_DATA_.
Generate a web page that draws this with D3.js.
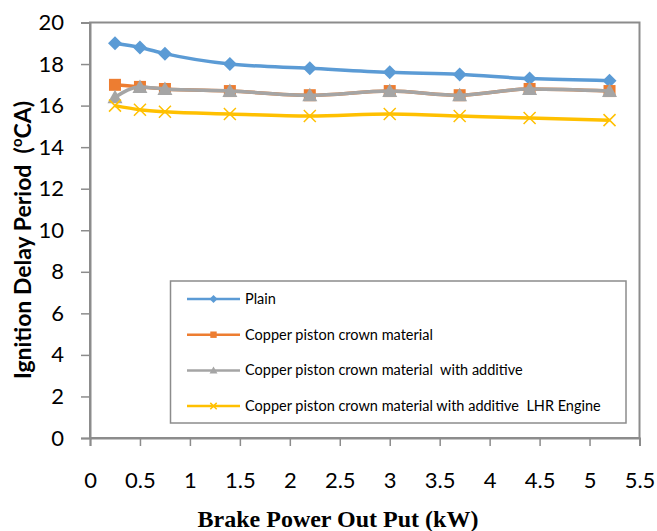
<!DOCTYPE html>
<html><head><meta charset="utf-8">
<script src="https://cdn.jsdelivr.net/npm/d3@7"></script>
<style>body{margin:0;background:#fff}svg{display:block}text{white-space:pre}</style>
</head><body><svg id="c" width="657" height="531"></svg>
<script>
const power = [0.25, 0.5, 0.75, 1.4, 2.2, 3.0, 3.7, 4.4, 5.2];
const plain = [19.0, 18.8, 18.5, 18.0, 17.8, 17.6, 17.5, 17.3, 17.2];
const copper = [17.0, 16.9, 16.8, 16.7, 16.5, 16.7, 16.5, 16.8, 16.7];
const copperAdd = [16.4, 16.9, 16.8, 16.7, 16.5, 16.7, 16.5, 16.8, 16.7];
const copperAddLHR = [16.0, 15.8, 15.7, 15.6, 15.5, 15.6, 15.5, 15.4, 15.3];
const seriesNames = ["Plain", "Copper piston crown material", "Copper piston crown material  with additive", "Copper piston crown material with additive  LHR Engine"];
const xTicks = [0, 0.5, 1, 1.5, 2, 2.5, 3, 3.5, 4, 4.5, 5, 5.5];
const yTicks = [0, 2, 4, 6, 8, 10, 12, 14, 16, 18, 20];

const series = [
  {name: seriesNames[0], values: plain, color: "#5B9BD5", sym: "diamond"},
  {name: seriesNames[1], values: copper, color: "#ED7D31", sym: "square"},
  {name: seriesNames[2], values: copperAdd, color: "#A5A5A5", sym: "triangle"},
  {name: seriesNames[3], values: copperAddLHR, color: "#FFC000", sym: "x"}
];

const svg = d3.select("#c");
const L = 90, R = 639.5, T = 22.5, B = 438;
const x = d3.scaleLinear().domain([0, 5.5]).range([L, R]);
const y = d3.scaleLinear().domain([0, 20]).range([B, T]);
const tickFont = "Lato, 'Open Sans', sans-serif";

// plot frame
svg.append("rect").attr("x", L).attr("y", T).attr("width", R - L).attr("height", B - T)
  .attr("fill", "none").attr("stroke", "#8c8c8c").attr("stroke-width", 2);

// axes
const yAxis = svg.append("g").attr("transform", `translate(${L},0)`)
  .call(d3.axisLeft(y).tickValues(yTicks).tickSize(9).tickPadding(17).tickFormat(d3.format("d")));
const xAxis = svg.append("g").attr("transform", `translate(0,${B})`)
  .call(d3.axisBottom(x).tickValues(xTicks).tickSize(8).tickPadding(26).tickFormat(d => String(d)));
[yAxis, xAxis].forEach(g => {
  g.select(".domain").attr("stroke", "#8c8c8c").attr("stroke-width", 2);
  g.selectAll(".tick line").attr("stroke", "#8c8c8c").attr("stroke-width", 1.5);
  g.selectAll("text").attr("fill", "#000").style("font-family", tickFont).style("font-size", "22px");
});

// axis titles
svg.append("text").attr("x", 338).attr("y", 527).attr("text-anchor", "middle")
  .style("font-family", "'Liberation Serif', 'Times New Roman', serif").style("font-weight", "bold")
  .style("font-size", "24px").text("Brake Power Out Put (kW)");
const yt = svg.append("text").attr("transform", `translate(31,240) rotate(-90)`)
  .attr("text-anchor", "middle").style("font-family", tickFont).style("font-weight", "bold").style("font-size", "23px");
yt.append("tspan").text("Ignition Delay Period  (");
yt.append("tspan").attr("dy", -9).style("font-size", "15px").text("o");
yt.append("tspan").attr("dy", 9).text("CA)");

// symbols
function drawSym(g, sym, color, s) {
  if (sym === "diamond") {
    g.append("path").attr("d", `M0,${-s}L${s},0L0,${s}L${-s},0Z`).attr("fill", color);
  } else if (sym === "square") {
    g.append("rect").attr("x", -s * 0.8).attr("y", -s * 0.8).attr("width", s * 1.6).attr("height", s * 1.6).attr("fill", color);
  } else if (sym === "triangle") {
    g.append("path").attr("d", `M0,${-s}L${s},${s * 0.8}L${-s},${s * 0.8}Z`).attr("fill", color);
  } else {
    g.append("path").attr("d", `M${-s * 0.8},${-s * 0.8}L${s * 0.8},${s * 0.8}M${-s * 0.8},${s * 0.8}L${s * 0.8},${-s * 0.8}`)
      .attr("stroke", color).attr("stroke-width", 1.5).attr("fill", "none");
  }
}

const line = d3.line().x((d, i) => x(power[i])).y(d => y(d)).curve(d3.curveMonotoneX);
series.forEach(s => {
  svg.append("path").datum(s.values).attr("d", line).attr("fill", "none")
    .attr("stroke", s.color).attr("stroke-width", 3.5);
  s.values.forEach((v, i) => {
    const g = svg.append("g").attr("transform", `translate(${x(power[i])},${y(v)})`);
    drawSym(g, s.sym, s.color, s.sym === "diamond" ? 7 : 7.5);
  });
});

// legend
const lg = svg.append("g");
lg.append("rect").attr("x", 170.5).attr("y", 281).attr("width", 455.5).attr("height", 142)
  .attr("fill", "#fff").attr("stroke", "#8c8c8c").attr("stroke-width", 1.5);
series.forEach((s, i) => {
  const cy = 299 + i * 35.7;
  lg.append("line").attr("x1", 187).attr("x2", 240).attr("y1", cy).attr("y2", cy)
    .attr("stroke", s.color).attr("stroke-width", 2.5);
  const g = lg.append("g").attr("transform", `translate(213.5,${cy})`);
  drawSym(g, s.sym, s.color, 4);
  lg.append("text").attr("x", 245).attr("y", cy + 5).style("font-family", tickFont)
    .style("font-size", "14.5px").attr("fill", "#000").text(s.name);
});
</script></body></html>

_SHORT TASK_. Strip out the pictures and quote the remaining data word for word.

_OUTPUT BELOW_.
Generate a web page that draws this with D3.js.
<!DOCTYPE html>
<html><head><meta charset="utf-8">
<script src="https://cdn.jsdelivr.net/npm/d3@7"></script>
<style>body{margin:0;background:#fff}svg{display:block}text{white-space:pre}</style>
</head><body><svg id="c" width="657" height="531"></svg>
<script>
const power = [0.25, 0.5, 0.75, 1.4, 2.2, 3.0, 3.7, 4.4, 5.2];
const plain = [19.0, 18.8, 18.5, 18.0, 17.8, 17.6, 17.5, 17.3, 17.2];
const copper = [17.0, 16.9, 16.8, 16.7, 16.5, 16.7, 16.5, 16.8, 16.7];
const copperAdd = [16.4, 16.9, 16.8, 16.7, 16.5, 16.7, 16.5, 16.8, 16.7];
const copperAddLHR = [16.0, 15.8, 15.7, 15.6, 15.5, 15.6, 15.5, 15.4, 15.3];
const seriesNames = ["Plain", "Copper piston crown material", "Copper piston crown material  with additive", "Copper piston crown material with additive  LHR Engine"];
const xTicks = [0, 0.5, 1, 1.5, 2, 2.5, 3, 3.5, 4, 4.5, 5, 5.5];
const yTicks = [0, 2, 4, 6, 8, 10, 12, 14, 16, 18, 20];

const series = [
  {name: seriesNames[0], values: plain, color: "#5B9BD5", sym: "diamond"},
  {name: seriesNames[1], values: copper, color: "#ED7D31", sym: "square"},
  {name: seriesNames[2], values: copperAdd, color: "#A5A5A5", sym: "triangle"},
  {name: seriesNames[3], values: copperAddLHR, color: "#FFC000", sym: "x"}
];

const svg = d3.select("#c");
const L = 90, R = 639.5, T = 22.5, B = 438;
const x = d3.scaleLinear().domain([0, 5.5]).range([L, R]);
const y = d3.scaleLinear().domain([0, 20]).range([B, T]);
const tickFont = "Lato, 'Open Sans', sans-serif";

// plot frame
svg.append("rect").attr("x", L).attr("y", T).attr("width", R - L).attr("height", B - T)
  .attr("fill", "none").attr("stroke", "#8c8c8c").attr("stroke-width", 2);

// axes
const yAxis = svg.append("g").attr("transform", `translate(${L},0)`)
  .call(d3.axisLeft(y).tickValues(yTicks).tickSize(9).tickPadding(17).tickFormat(d3.format("d")));
const xAxis = svg.append("g").attr("transform", `translate(0,${B})`)
  .call(d3.axisBottom(x).tickValues(xTicks).tickSize(8).tickPadding(26).tickFormat(d => String(d)));
[yAxis, xAxis].forEach(g => {
  g.select(".domain").attr("stroke", "#8c8c8c").attr("stroke-width", 2);
  g.selectAll(".tick line").attr("stroke", "#8c8c8c").attr("stroke-width", 1.5);
  g.selectAll("text").attr("fill", "#000").style("font-family", tickFont).style("font-size", "22px");
});

// axis titles
svg.append("text").attr("x", 338).attr("y", 527).attr("text-anchor", "middle")
  .style("font-family", "'Liberation Serif', 'Times New Roman', serif").style("font-weight", "bold")
  .style("font-size", "24px").text("Brake Power Out Put (kW)");
const yt = svg.append("text").attr("transform", `translate(31,240) rotate(-90)`)
  .attr("text-anchor", "middle").style("font-family", tickFont).style("font-weight", "bold").style("font-size", "23px");
yt.append("tspan").text("Ignition Delay Period  (");
yt.append("tspan").attr("dy", -9).style("font-size", "15px").text("o");
yt.append("tspan").attr("dy", 9).text("CA)");

// symbols
function drawSym(g, sym, color, s) {
  if (sym === "diamond") {
    g.append("path").attr("d", `M0,${-s}L${s},0L0,${s}L${-s},0Z`).attr("fill", color);
  } else if (sym === "square") {
    g.append("rect").attr("x", -s * 0.8).attr("y", -s * 0.8).attr("width", s * 1.6).attr("height", s * 1.6).attr("fill", color);
  } else if (sym === "triangle") {
    g.append("path").attr("d", `M0,${-s}L${s},${s * 0.8}L${-s},${s * 0.8}Z`).attr("fill", color);
  } else {
    g.append("path").attr("d", `M${-s * 0.8},${-s * 0.8}L${s * 0.8},${s * 0.8}M${-s * 0.8},${s * 0.8}L${s * 0.8},${-s * 0.8}`)
      .attr("stroke", color).attr("stroke-width", 1.5).attr("fill", "none");
  }
}

const line = d3.line().x((d, i) => x(power[i])).y(d => y(d)).curve(d3.curveMonotoneX);
series.forEach(s => {
  svg.append("path").datum(s.values).attr("d", line).attr("fill", "none")
    .attr("stroke", s.color).attr("stroke-width", 3.5);
  s.values.forEach((v, i) => {
    const g = svg.append("g").attr("transform", `translate(${x(power[i])},${y(v)})`);
    drawSym(g, s.sym, s.color, s.sym === "diamond" ? 7 : 7.5);
  });
});

// legend
const lg = svg.append("g");
lg.append("rect").attr("x", 170.5).attr("y", 281).attr("width", 455.5).attr("height", 142)
  .attr("fill", "#fff").attr("stroke", "#8c8c8c").attr("stroke-width", 1.5);
series.forEach((s, i) => {
  const cy = 299 + i * 35.7;
  lg.append("line").attr("x1", 187).attr("x2", 240).attr("y1", cy).attr("y2", cy)
    .attr("stroke", s.color).attr("stroke-width", 2.5);
  const g = lg.append("g").attr("transform", `translate(213.5,${cy})`);
  drawSym(g, s.sym, s.color, 4);
  lg.append("text").attr("x", 245).attr("y", cy + 5).style("font-family", tickFont)
    .style("font-size", "14.5px").attr("fill", "#000").text(s.name);
});
</script></body></html>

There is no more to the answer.